■ **Source code of charts**
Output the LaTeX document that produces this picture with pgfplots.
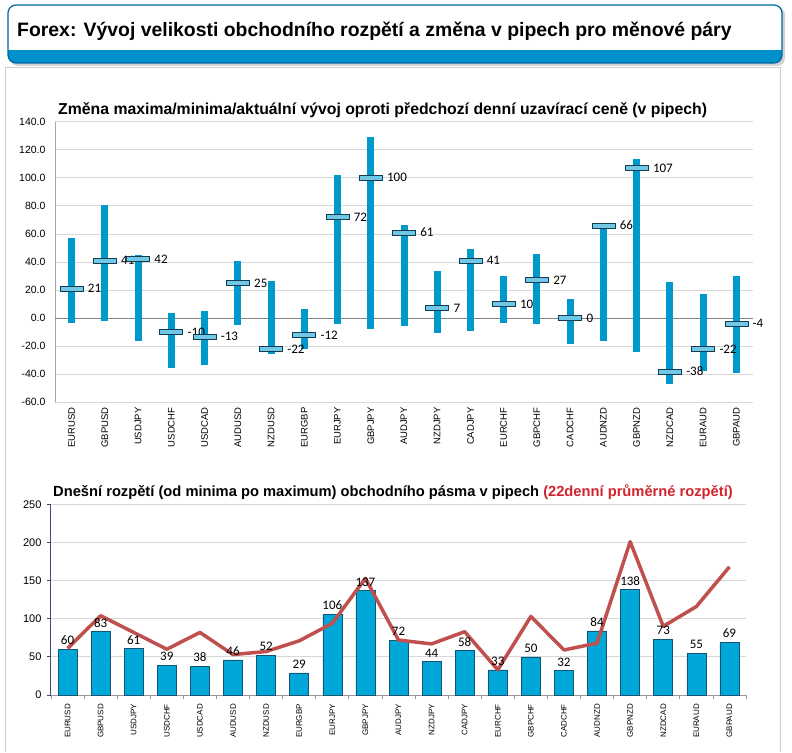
\documentclass[border=0pt]{standalone}
\usepackage{fontspec}
\setmainfont{Liberation Sans}
\newfontfamily\calib{Carlito}
\usepackage{pgfplots}
\pgfplotsset{compat=1.18}
\usepackage{pgfplotstable}

\definecolor{barblue}{RGB}{0,153,204}
\definecolor{barbody}{RGB}{0,168,218}
\definecolor{bardark}{RGB}{20,85,115}
\definecolor{markcyan}{RGB}{110,200,230}
\definecolor{markdark}{RGB}{20,60,80}
\definecolor{hdrblue}{RGB}{0,145,205}
\definecolor{hdrborder}{RGB}{0,100,160}
\definecolor{avgred}{RGB}{192,80,77}
\definecolor{titred}{RGB}{210,35,45}
\definecolor{gridgrey}{RGB}{215,215,215}
\definecolor{panelgrey}{RGB}{205,205,205}
\definecolor{axisnavy}{RGB}{60,75,105}

\pgfdeclareplotmark{closebar}{%
  \pgfpathrectangle{\pgfpoint{-11.5pt}{-2.5pt}}{\pgfpoint{23pt}{5pt}}%
  \pgfusepathqfillstroke}

\pgfplotstableread{
x low high close
0 -3.3 57.0 21
1 -1.9 80.3 41
2 -16.2 44.9 42
3 -35.4 3.6 -10
4 -33.5 5.0 -13
5 -4.8 40.6 25
6 -25.7 26.4 -22
7 -21.9 6.4 -12
8 -4.0 101.9 72
9 -7.8 129.2 100
10 -5.7 66.3 61
11 -10.7 33.5 7
12 -9.3 49.2 41
13 -3.3 29.9 10
14 -4.3 45.6 27
15 -18.5 13.5 0
16 -16.2 66.0 66
17 -24.0 113.3 107
18 -47.0 25.7 -38
19 -37.8 17.3 -22
20 -39.2 30.2 -4
}\rangedata

\pgfplotstableread{
x range avg
0 60 61
1 83 104
2 61 82
3 39 60
4 38 82
5 46 53
6 52 57
7 29 71
8 106 94
9 137 153
10 72 72
11 44 67
12 58 83
13 33 33
14 50 103
15 32 59
16 84 68
17 138 201
18 73 90
19 55 116
20 69 168
}\spreaddata

\begin{document}
\begin{tikzpicture}[x=1pt,y=1pt]
\path[fill=white] (0,0) rectangle (792,752);
% panel
\draw[panelgrey, line width=1pt] (5,0) -- (5,684) -- (780,684) -- (780,0);
% header
\fill[gray!35] (10,686) [rounded corners=8pt] rectangle (785,745);
\begin{scope}
\clip[rounded corners=8pt] (8,689) rectangle (782,747);
\fill[white] (8,689) rectangle (782,747);
\fill[hdrblue] (8,689) rectangle (782,702);
\end{scope}
\draw[hdrborder, line width=1.2pt, rounded corners=8pt] (8,689) rectangle (782,747);
\node[anchor=base west, inner sep=0pt, font=\bfseries\fontsize{19.4}{22}\selectfont] at (17,715) {Forex: Vývoj velikosti obchodního rozpětí a změna v pipech pro měnové páry};

% top chart title
\node[anchor=base west, inner sep=0pt, font=\bfseries\fontsize{15.8}{18}\selectfont] at (58,637) {Změna maxima/minima/aktuální vývoj oproti předchozí denní uzavírací ceně (v pipech)};

\begin{axis}[
  at={(55pt,349.7pt)}, anchor=south west,
  width=698pt, height=280.6pt, scale only axis,
  xmin=-0.5, xmax=20.5, ymin=-60, ymax=140,
  ytick={-60,-40,...,140},
  xtick={0,...,20},
  xticklabels={EURUSD,GBPUSD,USDJPY,USDCHF,USDCAD,AUDUSD,NZDUSD,EURGBP,EURJPY,GBPJPY,AUDJPY,NZDJPY,CADJPY,EURCHF,GBPCHF,CADCHF,AUDNZD,GBPNZD,NZDCAD,EURAUD,GBPAUD},
  x tick label style={rotate=90, anchor=east, font=\fontsize{9.5}{10}\selectfont, inner sep=1pt},
  y tick label style={font=\fontsize{10.5}{11}\selectfont, /pgf/number format/.cd, fixed, fixed zerofill, precision=1, assume math mode=true},
  ymajorgrids, grid style={gridgrey, line width=0.8pt},
  axis x line*=bottom,
  axis y line*=left,
  x axis line style={gridgrey, line width=0.8pt},
  y axis line style={gray!70, line width=0.8pt},
  major tick length=0pt,
  yticklabel shift=6pt,
  xticklabel shift=4pt,
  clip=false,
]
\addplot[gray, line width=0.9pt, forget plot] coordinates {(-0.5,0) (20.5,0)};
\addplot[only marks, mark=closebar, mark options={fill=markcyan, draw=markdark, line width=0.7pt},
  error bars/.cd, y dir=both, y explicit, error mark=none,
  error bar style={barblue, line width=7pt}]
  table[x=x, y=close, y error plus expr=\thisrow{high}-\thisrow{close}, y error minus expr=\thisrow{close}-\thisrow{low}] {\rangedata};
\addplot[only marks, mark=closebar, mark options={fill=markcyan, draw=markdark, line width=0.7pt},
  nodes near coords, point meta=explicit symbolic,
  nodes near coords style={anchor=west, xshift=15pt, inner sep=1pt, font=\calib\fontsize{13}{14}\selectfont, text=black}]
  table[x=x, y=close, meta=close] {\rangedata};
\end{axis}

% bottom chart title
\node[anchor=base west, inner sep=0pt, font=\bfseries\fontsize{14.7}{17}\selectfont] at (53,255) {Dnešní rozpětí (od minima po maximum) obchodního pásma v pipech \textcolor{titred}{(22denní průměrné rozpětí)}};

\begin{axis}[
  at={(51pt,57pt)}, anchor=south west,
  width=695pt, height=190.7pt, scale only axis,
  xmin=-0.5, xmax=20.5, ymin=0, ymax=250,
  ytick={0,50,...,250},
  xtick={0,...,20},
  minor xtick={-0.5,0.5,...,20.5},
  xticklabels={EURUSD,GBPUSD,USDJPY,USDCHF,USDCAD,AUDUSD,NZDUSD,EURGBP,EURJPY,GBPJPY,AUDJPY,NZDJPY,CADJPY,EURCHF,GBPCHF,CADCHF,AUDNZD,GBPNZD,NZDCAD,EURAUD,GBPAUD},
  x tick label style={rotate=90, anchor=east, font=\fontsize{8}{9}\selectfont, inner sep=1pt},
  y tick label style={font=\fontsize{11}{12}\selectfont, /pgf/number format/assume math mode=true},
  ymajorgrids, grid style={gridgrey, line width=0.8pt},
  axis x line*=bottom,
  axis y line*=left,
  x axis line style={gray!80, line width=0.8pt},
  y axis line style={axisnavy, line width=1pt},
  tick align=outside,
  major x tick style={draw=none},
  minor x tick style={gray!80, line width=0.8pt},
  minor tick length=4pt,
  major y tick style={axisnavy, line width=0.8pt},
  major tick length=4pt,
  xticklabel shift=4pt,
  yticklabel shift=2pt,
  clip=false,
]
\addplot[ybar, bar width=19pt, bar shift=0pt, fill=barbody, draw=bardark, line width=0.6pt,
  nodes near coords, point meta=explicit symbolic,
  nodes near coords style={anchor=south, inner sep=4pt, font=\calib\fontsize{13}{14}\selectfont, text=black}]
  table[x=x, y=range, meta=range] {\spreaddata};
\addplot[avgred, line width=3.5pt, mark=none, line join=round] table[x=x, y=avg] {\spreaddata};
\end{axis}
\end{tikzpicture}
\end{document}
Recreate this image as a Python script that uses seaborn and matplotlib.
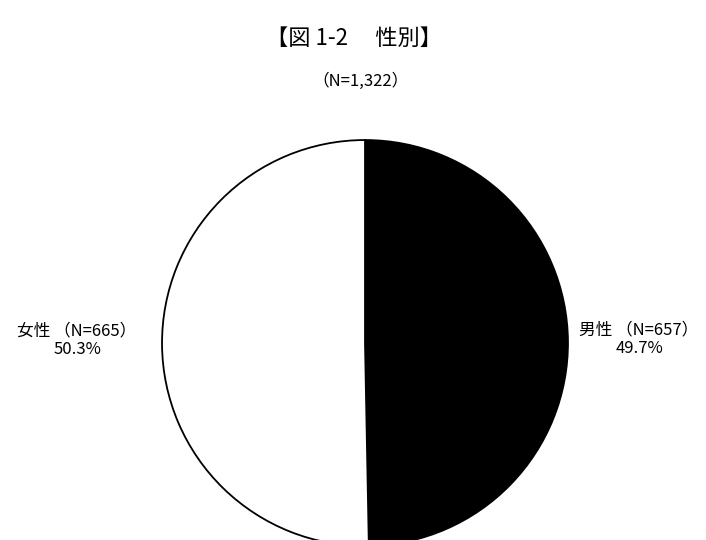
import matplotlib
matplotlib.use("Agg")
import matplotlib.pyplot as plt
import seaborn as sns

# Respondents by sex
categories = ["男性", "女性"]
counts = [657, 665]
percents = [49.7, 50.3]
total = 1322
title = "【図 1-2　 性別】"

sns.set_theme(style="white")
plt.rcParams["font.family"] = ["Noto Sans CJK JP", "DejaVu Sans"]

W, H = 706, 540
fig = plt.figure(figsize=(W / 100, H / 100), dpi=100)
fig.patch.set_facecolor("white")

# Pie axes: centre (365, 343) px, radius 205 px
cx, cy, r = 365, 343, 205
ax = fig.add_axes([(cx - r) / W, (H - cy - r) / H, 2 * r / W, 2 * r / H])
ax.pie(
    percents,
    colors=["black", "white"],
    startangle=90,
    counterclock=False,
    wedgeprops=dict(edgecolor="black", linewidth=1.3),
    radius=1.0,
)
ax.set_xlim(-1.01, 1.01)
ax.set_ylim(-1.01, 1.01)
ax.set_aspect("equal")
ax.axis("off")

fig.text(354 / W, 1 - 38 / H, title, ha="center", va="center", fontsize=16, color="black")
fig.text(361 / W, 1 - 81 / H, f"（N={total:,}）", ha="center", va="center",
         fontsize=12, color="black")

label_pos = {"男性": (639, 339), "女性": (77, 340)}
for cat, n, p in zip(categories, counts, percents):
    x, y = label_pos[cat]
    fig.text(x / W, 1 - y / H, f"{cat} （N={n}）\n{p:.1f}%", ha="center", va="center",
             fontsize=12, color="black", linespacing=1.15)

fig.savefig("out.png", dpi=100, facecolor="white")
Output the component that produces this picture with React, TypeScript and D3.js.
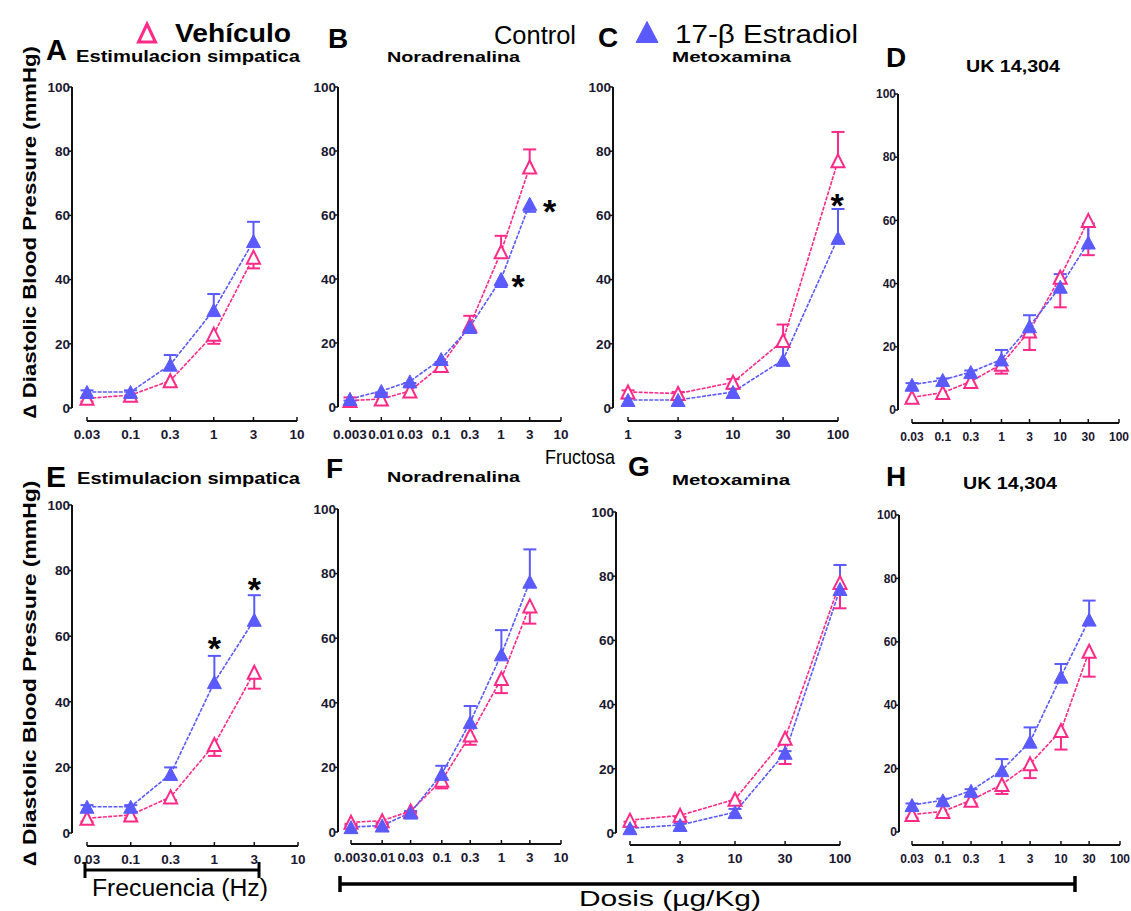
import React from 'react';
import * as d3 from 'd3';

const PINK = '#ff2a88';
const BLUE = '#5a5aff';
const INK = '#111';

// ---------- axis ticks / labels ----------
const yTicks = [0, 20, 40, 60, 80, 100];
const dosesFreq = [0.03, 0.1, 0.3, 1, 3];
const ticksFreq = [0.03, 0.1, 0.3, 1, 3, 10];
const labelsFreq = ['0.03', '0.1', '0.3', '1', '3', '10'];
const dosesNA = [0.003, 0.01, 0.03, 0.1, 0.3, 1, 3];
const ticksNA = [0.003, 0.01, 0.03, 0.1, 0.3, 1, 3, 10];
const labelsNA = ['0.003', '0.01', '0.03', '0.1', '0.3', '1', '3', '10'];
const dosesMet = [1, 3, 10, 30, 100];
const ticksMet = [1, 3, 10, 30, 100];
const labelsMet = ['1', '3', '10', '30', '100'];
const dosesUK = [0.03, 0.1, 0.3, 1, 3, 10, 30];
const ticksUK = [0.03, 0.1, 0.3, 1, 3, 10, 30, 100];
const labelsUK = ['0.03', '0.1', '0.3', '1', '3', '10', '30', '100'];

// ---------- Control ----------
const vehA = [3, 4, 8.5, 23, 47];
const vehErrA = [1, 0.5, 1.5, 3, 3.5];
const estA = [5, 5, 13.5, 30.5, 52];
const estErrA = [0.5, 0.5, 3, 5, 6];

const vehB = [2, 2.5, 5, 13, 25.5, 48.5, 75];
const vehErrB = [1, 1.5, 1.5, 1, 3, 5, 5.5];
const estB = [2.5, 5, 8, 15, 25, 40, 63.5];
const estErrB = [0.5, 0.5, 0.5, 1, 1, 2.5, 2.5];

const vehC = [5, 4.5, 8, 21, 77];
const vehErrC = [0.5, 0.5, 1, 5, 9];
const estC = [2.5, 2.5, 5, 15, 53];
const estErrC = [0.5, 0.5, 1, 4.5, 9];

const vehD = [4, 5.5, 9, 14.5, 25, 42, 60];
const vehErrD = [1.5, 1.5, 2, 3, 6, 9.5, 11];
const estD = [8, 9.5, 12, 16, 26.5, 39, 53];
const estErrD = [0.5, 0.5, 0.5, 3, 3.5, 4, 6];

// ---------- Fructosa ----------
const vehE = [4.5, 5.5, 11, 27, 49];
const vehErrE = [1, 1, 1, 3.5, 5];
const estE = [8, 8, 18, 46, 65];
const estErrE = [0.5, 0.5, 2, 8, 7.5];

const vehF = [3, 3.5, 6.5, 16, 30, 47.5, 70];
const vehErrF = [0.5, 0.5, 0.5, 2.5, 3, 4.5, 5.5];
const estF = [1.5, 2, 6, 18, 34, 55, 77.5];
const estErrF = [0.5, 0.5, 0.5, 2.5, 5, 7.5, 10];

const vehG = [4, 5.5, 10.5, 29.5, 78];
const vehErrG = [0.5, 0.5, 0.5, 8, 8];
const estG = [1.5, 2.5, 6.5, 25, 76];
const estErrG = [0.5, 0.5, 1, 0.5, 7.5];

const vehH = [5.5, 6.5, 10, 15, 21.5, 32, 57];
const vehErrH = [1, 1, 1, 3, 4.5, 6, 8];
const estH = [8.5, 10, 13, 19.5, 28.5, 49, 67];
const estErrH = [0.5, 0.5, 0.5, 3.5, 4.5, 4, 6];

// significance marks: dose, value (asterisk centre), pixel offset x
const starsB = [{ dose: 1, value: 40, dx: 17 }, { dose: 3, value: 63.5, dx: 20 }];
const starsC = [{ dose: 100, value: 65.5, dx: -1 }];
const starsE = [{ dose: 1, value: 58.5, dx: 0 }, { dose: 3, value: 76.5, dx: 0 }];

const FONT = '"Liberation Sans", Arial, sans-serif';

const tri = (w: number, h: number) => `M0,${-h / 2}L${w / 2},${h / 2}L${-w / 2},${h / 2}Z`;

type Lay = { axX: number; y100: number; y0: number; xAxY: number; x0: number; x1: number };

function Panel(props: {
  lay: Lay; doses: number[]; ticks: number[]; labels: string[];
  veh: number[]; vehErr: number[]; vehDir: number;
  est: number[]; estErr: number[]; estDir: number;
  stars?: { dose: number; value: number; dx: number }[]; fs: number;
}) {
  const { lay, doses, ticks, labels, veh, vehErr, vehDir, est, estErr, estDir, stars, fs } = props;
  const x = d3.scaleLog().domain([ticks[0], ticks[ticks.length - 1]]).range([lay.x0, lay.x1]);
  const y = d3.scaleLinear().domain([0, 100]).range([lay.y0, lay.y100]);
  const line = d3.line<number>().x((_, i) => x(doses[i])).y((d) => y(d));
  const errBars = (vals: number[], errs: number[], dir: number, color: string, key: string) =>
    vals.map((v, i) => {
      const cx = x(doses[i]);
      const ye = y(v + dir * errs[i]);
      return (
        <g key={key + i} stroke={color} strokeWidth={2}>
          <line x1={cx} x2={cx} y1={y(v)} y2={ye} />
          <line x1={cx - 6.5} x2={cx + 6.5} y1={ye} y2={ye} />
        </g>
      );
    });
  return (
    <g fontFamily={FONT}>
      {/* y axis */}
      <line x1={lay.axX} x2={lay.axX} y1={y(100)} y2={y(0)} stroke={INK} strokeWidth={2} />
      {yTicks.map((t) => (
        <g key={'yt' + t}>
          <line x1={lay.axX - 3} x2={lay.axX} y1={y(t)} y2={y(t)} stroke={INK} strokeWidth={1.5} />
          <text x={lay.axX - 2} y={y(t)} dy="0.35em" textAnchor="end" fontSize={fs} fontWeight="bold" fill="#1a1830">{t}</text>
        </g>
      ))}
      {/* x axis */}
      <line x1={x(ticks[0])} x2={x(ticks[ticks.length - 1])} y1={lay.xAxY} y2={lay.xAxY} stroke={INK} strokeWidth={2} />
      {ticks.map((t, i) => (
        <g key={'xt' + t}>
          <line x1={x(t)} x2={x(t)} y1={lay.xAxY - 4} y2={lay.xAxY} stroke={INK} strokeWidth={1.5} />
          <text x={x(t)} y={lay.xAxY + 18} textAnchor="middle" fontSize={fs} fontWeight="bold" fill="#1a1830">{labels[i]}</text>
        </g>
      ))}
      {/* lines */}
      <path d={line(veh) || ''} fill="none" stroke={PINK} strokeWidth={1.6} strokeDasharray="4 1.3" />
      <path d={line(est) || ''} fill="none" stroke={BLUE} strokeWidth={1.6} strokeDasharray="4 1.3" />
      {errBars(veh, vehErr, vehDir, PINK, 'ev')}
      {errBars(est, estErr, estDir, BLUE, 'ee')}
      {veh.map((v, i) => (
        <path key={'mv' + i} d={tri(13, 13)} transform={`translate(${x(doses[i])},${y(v)})`} fill="#fff" stroke={PINK} strokeWidth={2} />
      ))}
      {est.map((v, i) => (
        <path key={'me' + i} d={tri(14, 13)} transform={`translate(${x(doses[i])},${y(v)})`} fill={BLUE} stroke={BLUE} strokeWidth={1} />
      ))}
      {(stars || []).map((s, i) => (
        <text key={'st' + i} x={x(s.dose) + s.dx} y={y(s.value) + 19} textAnchor="middle" fontSize={34} fontWeight="bold" fill="#000">*</text>
      ))}
    </g>
  );
}

const layA: Lay = { axX: 72, y100: 87, y0: 408, xAxY: 421, x0: 87, x1: 297 };
const layB: Lay = { axX: 338, y100: 87, y0: 407, xAxY: 421, x0: 350, x1: 561 };
const layC: Lay = { axX: 613, y100: 87, y0: 408, xAxY: 421, x0: 628, x1: 838 };
const layD: Lay = { axX: 898, y100: 94, y0: 410, xAxY: 423, x0: 912, x1: 1119 };
const layE: Lay = { axX: 72, y100: 505, y0: 833, xAxY: 846, x0: 87, x1: 298 };
const layF: Lay = { axX: 338, y100: 509, y0: 832, xAxY: 844, x0: 351, x1: 561 };
const layG: Lay = { axX: 616, y100: 512, y0: 833, xAxY: 845, x0: 630, x1: 840 };
const layH: Lay = { axX: 899, y100: 515, y0: 832, xAxY: 845, x0: 912, x1: 1120 };

function Label(p: { x: number; y: number; text: string; size: number; bold?: boolean; len?: number; anchor?: string }) {
  return (
    <text x={p.x} y={p.y} fontSize={p.size} fontWeight={p.bold ? 'bold' : 'normal'} fontFamily={FONT}
      textAnchor={p.anchor || 'start'} fill="#000"
      {...(p.len ? { textLength: p.len, lengthAdjust: 'spacingAndGlyphs' } : {})}>{p.text}</text>
  );
}

export default function App() {
  return (
    <svg width={1131} height={911} style={{ position: 'absolute', left: 0, top: 0, background: '#fff' }}>
      <rect width={1131} height={911} fill="#fff" />
      {/* legend / headers */}
      <path d={tri(17, 18)} transform="translate(147,33)" fill="#fff" stroke={PINK} strokeWidth={3} />
      <Label x={175} y={42} text="Vehículo" size={26} bold len={116} />
      <Label x={494} y={44} text="Control" size={25} len={82} />
      <path d={tri(22, 21)} transform="translate(647,32)" fill={BLUE} stroke={BLUE} />
      <Label x={675} y={43} text="17-β Estradiol" size={26} len={183} />
      <Label x={545} y={464} text="Fructosa" size={21} len={70} />

      {/* panel letters */}
      <Label x={46} y={60} text="A" size={29} bold />
      <Label x={328} y={48} text="B" size={28} bold />
      <Label x={598} y={47} text="C" size={28} bold />
      <Label x={886} y={67} text="D" size={28} bold />
      <Label x={46} y={487} text="E" size={30} bold />
      <Label x={326} y={478} text="F" size={28} bold />
      <Label x={628} y={476} text="G" size={28} bold />
      <Label x={886} y={486} text="H" size={28} bold />

      {/* subtitles */}
      <Label x={76} y={62} text="Estimulacion simpatica" size={16} bold len={224} />
      <Label x={387} y={62} text="Noradrenalina" size={15} bold len={133} />
      <Label x={672} y={62} text="Metoxamina" size={15} bold len={119} />
      <Label x={966} y={72} text="UK 14,304" size={16} bold len={94} />
      <Label x={77} y={484} text="Estimulacion simpatica" size={16} bold len={223} />
      <Label x={387} y={482} text="Noradrenalina" size={15} bold len={133} />
      <Label x={672} y={485} text="Metoxamina" size={15} bold len={118} />
      <Label x={963} y={489} text="UK 14,304" size={16} bold len={94} />

      {/* y titles */}
      <text transform="translate(36,232) rotate(-90)" textAnchor="middle" fontSize={18} fontWeight="bold" fontFamily={FONT}
        textLength={372} lengthAdjust="spacingAndGlyphs">∆ Diastolic Blood Pressure (mmHg)</text>
      <text transform="translate(36,673) rotate(-90)" textAnchor="middle" fontSize={18} fontWeight="bold" fontFamily={FONT}
        textLength={385} lengthAdjust="spacingAndGlyphs">∆ Diastolic Blood Pressure (mmHg)</text>

      <Panel lay={layA} doses={dosesFreq} ticks={ticksFreq} labels={labelsFreq} veh={vehA} vehErr={vehErrA} vehDir={-1} est={estA} estErr={estErrA} estDir={1} fs={13.5} />
      <Panel lay={layB} doses={dosesNA} ticks={ticksNA} labels={labelsNA} veh={vehB} vehErr={vehErrB} vehDir={1} est={estB} estErr={estErrB} estDir={-1} stars={starsB} fs={13.5} />
      <Panel lay={layC} doses={dosesMet} ticks={ticksMet} labels={labelsMet} veh={vehC} vehErr={vehErrC} vehDir={1} est={estC} estErr={estErrC} estDir={1} stars={starsC} fs={13.5} />
      <Panel lay={layD} doses={dosesUK} ticks={ticksUK} labels={labelsUK} veh={vehD} vehErr={vehErrD} vehDir={-1} est={estD} estErr={estErrD} estDir={1} fs={12} />
      <Panel lay={layE} doses={dosesFreq} ticks={ticksFreq} labels={labelsFreq} veh={vehE} vehErr={vehErrE} vehDir={-1} est={estE} estErr={estErrE} estDir={1} stars={starsE} fs={13.5} />
      <Panel lay={layF} doses={dosesNA} ticks={ticksNA} labels={labelsNA} veh={vehF} vehErr={vehErrF} vehDir={-1} est={estF} estErr={estErrF} estDir={1} fs={13.5} />
      <Panel lay={layG} doses={dosesMet} ticks={ticksMet} labels={labelsMet} veh={vehG} vehErr={vehErrG} vehDir={-1} est={estG} estErr={estErrG} estDir={1} fs={13.5} />
      <Panel lay={layH} doses={dosesUK} ticks={ticksUK} labels={labelsUK} veh={vehH} vehErr={vehErrH} vehDir={-1} est={estH} estErr={estErrH} estDir={1} fs={12} />

      {/* Frecuencia bracket */}
      <g stroke="#000" strokeWidth={3}>
        <line x1={85} x2={259} y1={870} y2={870} />
        <line x1={85} x2={85} y1={862} y2={878} />
        <line x1={259} x2={259} y1={862} y2={878} />
      </g>
      <Label x={92} y={896} text="Frecuencia (Hz)" size={23} len={176} />

      {/* Dosis bracket */}
      <g stroke="#000" strokeWidth={3.5}>
        <line x1={340} x2={1075} y1={884} y2={884} />
        <line x1={340} x2={340} y1={876} y2={892} />
        <line x1={1075} x2={1075} y1={876} y2={892} />
      </g>
      <Label x={670} y={906} text="Dosis (µg/Kg)" size={22} len={182} anchor="middle" />
    </svg>
  );
}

■ **WHAT IS ASKED**
Above are some entries; copy exactly the lines from the line with "Recreate this image" through the line with "const INK = '#111';", both included, but none of the pictures.

■ **SOLUTION TO THE EXERCISE**
Recreate this image as a Python script that uses seaborn and matplotlib.
import matplotlib
matplotlib.use("Agg")
import matplotlib.pyplot as plt
import seaborn as sns

# Respondents by sex
categories = ["男性", "女性"]
counts = [657, 665]
percents = [49.7, 50.3]
total = 1322
title = "【図 1-2　 性別】"

sns.set_theme(style="white")
plt.rcParams["font.family"] = ["Noto Sans CJK JP", "DejaVu Sans"]

W, H = 706, 540
fig = plt.figure(figsize=(W / 100, H / 100), dpi=100)
fig.patch.set_facecolor("white")

# Pie axes: centre (365, 343) px, radius 205 px
cx, cy, r = 365, 343, 205
ax = fig.add_axes([(cx - r) / W, (H - cy - r) / H, 2 * r / W, 2 * r / H])
ax.pie(
    percents,
    colors=["black", "white"],
    startangle=90,
    counterclock=False,
    wedgeprops=dict(edgecolor="black", linewidth=1.3),
    radius=1.0,
)
ax.set_xlim(-1.01, 1.01)
ax.set_ylim(-1.01, 1.01)
ax.set_aspect("equal")
ax.axis("off")

fig.text(354 / W, 1 - 38 / H, title, ha="center", va="center", fontsize=16, color="black")
fig.text(361 / W, 1 - 81 / H, f"（N={total:,}）", ha="center", va="center",
         fontsize=12, color="black")

label_pos = {"男性": (639, 339), "女性": (77, 340)}
for cat, n, p in zip(categories, counts, percents):
    x, y = label_pos[cat]
    fig.text(x / W, 1 - y / H, f"{cat} （N={n}）\n{p:.1f}%", ha="center", va="center",
             fontsize=12, color="black", linespacing=1.15)

fig.savefig("out.png", dpi=100, facecolor="white")
Output the component that produces this picture with React, TypeScript and D3.js.
import React from 'react';
import * as d3 from 'd3';

const PINK = '#ff2a88';
const BLUE = '#5a5aff';
const INK = '#111';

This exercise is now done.